Bund und Ländern, so seine Forderung, müssten ökonomische Fehlanreize abbauen. Es gelte, alle relevanten Förderprogramme systematisch auf ihre Vereinbarkeit mit flächenpolitischen Zielstellungen zu überprüfen. Noch immer würden mit Mitteln aus der „Gemeinschaftsaufgabe Verbesserung der regionalen Wirtschaftsstruktur“ neue Industrie- und Gewerbegebiete auf der „grünen Wiese“ subventioniert. Hier sei - gerade in den strukturschwachen Gebieten - ein grundsätzliches Umdenken erforderlich.
Professor Dirk Löhr sagte, es könne nur gesteuert werden, „was auch gemessen wird“. Daher seien verbindliche, auf die verschiedenen staatlichen Ebenen heruntergebrochene Flächenverbrauchsziele erforderlich. Gute Steuerungsmöglichkeiten bestünden vor allem auf der Angebotsseite für Bauland. Vor Vornahme von Baulandausweisungen sollten verpflichtende Wirtschaftlichkeitsbetrachtungen vorgenommen werden, die auch die Folgekosten berücksichtigen, regte er an.

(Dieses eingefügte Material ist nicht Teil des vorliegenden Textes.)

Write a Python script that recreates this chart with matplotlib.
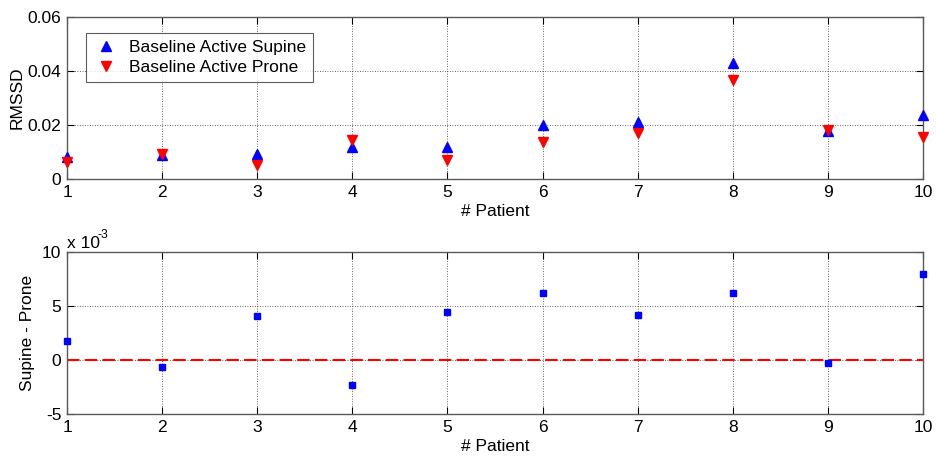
import matplotlib
matplotlib.use("Agg")
import matplotlib.pyplot as plt

patients = [1, 2, 3, 4, 5, 6, 7, 8, 9, 10]
supine = [0.0080, 0.0088, 0.0093, 0.0120, 0.0117, 0.0201, 0.0212, 0.0428, 0.0179, 0.0237]
prone = [0.0063, 0.0094, 0.0051, 0.0143, 0.0072, 0.0138, 0.0170, 0.0365, 0.0182, 0.0157]
diff_e3 = [1.73, -0.62, 4.10, -2.35, 4.40, 6.25, 4.15, 6.20, -0.30, 7.95]

top_yticks = [0, 0.02, 0.04, 0.06]
top_yticklabels = ["0", "0.02", "0.04", "0.06"]
bot_yticks = [-5, 0, 5, 10]
bot_yticklabels = ["-5", "0", "5", "10"]

plt.rcParams['font.family'] = ['Liberation Sans', 'DejaVu Sans']
FS = 12.5
spine_col = '0.35'

fig = plt.figure(figsize=(9.36, 4.57), dpi=100)
ax1 = fig.add_axes([67/936, 1-179/457, 856/936, 162/457])
ax2 = fig.add_axes([67/936, 1-414/457, 856/936, 162/457])

def style(ax):
    ax.set_xlim(1, 10)
    ax.set_xticks(patients)
    ax.set_xticklabels([str(p) for p in patients], fontsize=FS)
    ax.tick_params(direction='in', top=True, right=True, length=5, width=0.8,
                   colors='black', labelsize=FS, pad=4)
    for s in ax.spines.values():
        s.set_color(spine_col)
        s.set_linewidth(1.0)
    ax.grid(True, linestyle=(0, (1, 2)), color='0.2', linewidth=0.6)
    ax.set_axisbelow(True)
    ax.set_xlabel('# Patient', fontsize=FS, labelpad=3)

ax1.plot(patients, supine, linestyle='none', marker='^', color='blue',
         markersize=7.5, label='Baseline Active Supine', clip_on=False, zorder=3)
ax1.plot(patients, prone, linestyle='none', marker='v', color='red',
         markersize=7.5, label='Baseline Active Prone', clip_on=False, zorder=3)
ax1.set_ylim(0, 0.06)
ax1.set_yticks(top_yticks)
ax1.set_yticklabels(top_yticklabels)
ax1.set_ylabel('RMSSD', fontsize=FS, labelpad=2)
style(ax1)
leg = ax1.legend(loc='upper left', bbox_to_anchor=(0.0218, 0.901), borderaxespad=0,
                 fontsize=FS, frameon=True, fancybox=False, handlelength=1.5,
                 handletextpad=0.6, borderpad=0.4, labelspacing=0.25)
leg.get_frame().set_edgecolor('0.2')
leg.get_frame().set_linewidth(0.8)

ax2.axhline(0, color='red', linestyle=(0, (6, 2.5)), linewidth=1.5, zorder=2)
ax2.plot(patients, diff_e3, linestyle='none', marker='s', color='blue',
         markersize=5, clip_on=False, zorder=3)
ax2.set_ylim(-5, 10)
ax2.set_yticks(bot_yticks)
ax2.set_yticklabels(bot_yticklabels)
ax2.set_ylabel('Supine - Prone', fontsize=FS, labelpad=5)
style(ax2)
ax2.text(0.0, 1.005, 'x 10', transform=ax2.transAxes, fontsize=FS,
         ha='left', va='bottom')
ax2.text(0.036, 1.07, '-3', transform=ax2.transAxes, fontsize=FS * 0.7,
         ha='left', va='bottom')

fig.savefig('out.png', dpi=100)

In den letzten Jahren, so Löhr, sei das Thema Flächensparen hinter die Diskussion der Rolle des Bodens als Engpassfaktor für bezahlbaren Wohnraum zurückgetreten. Da die Baulandneuausweisungen aber in der Regel dort stattfänden, wo sie am wenigsten benötigt würden, „handelt es sich dabei nur bedingt um einen Zielkonflikt“, sagte der Wirtschaftswissenschaftler.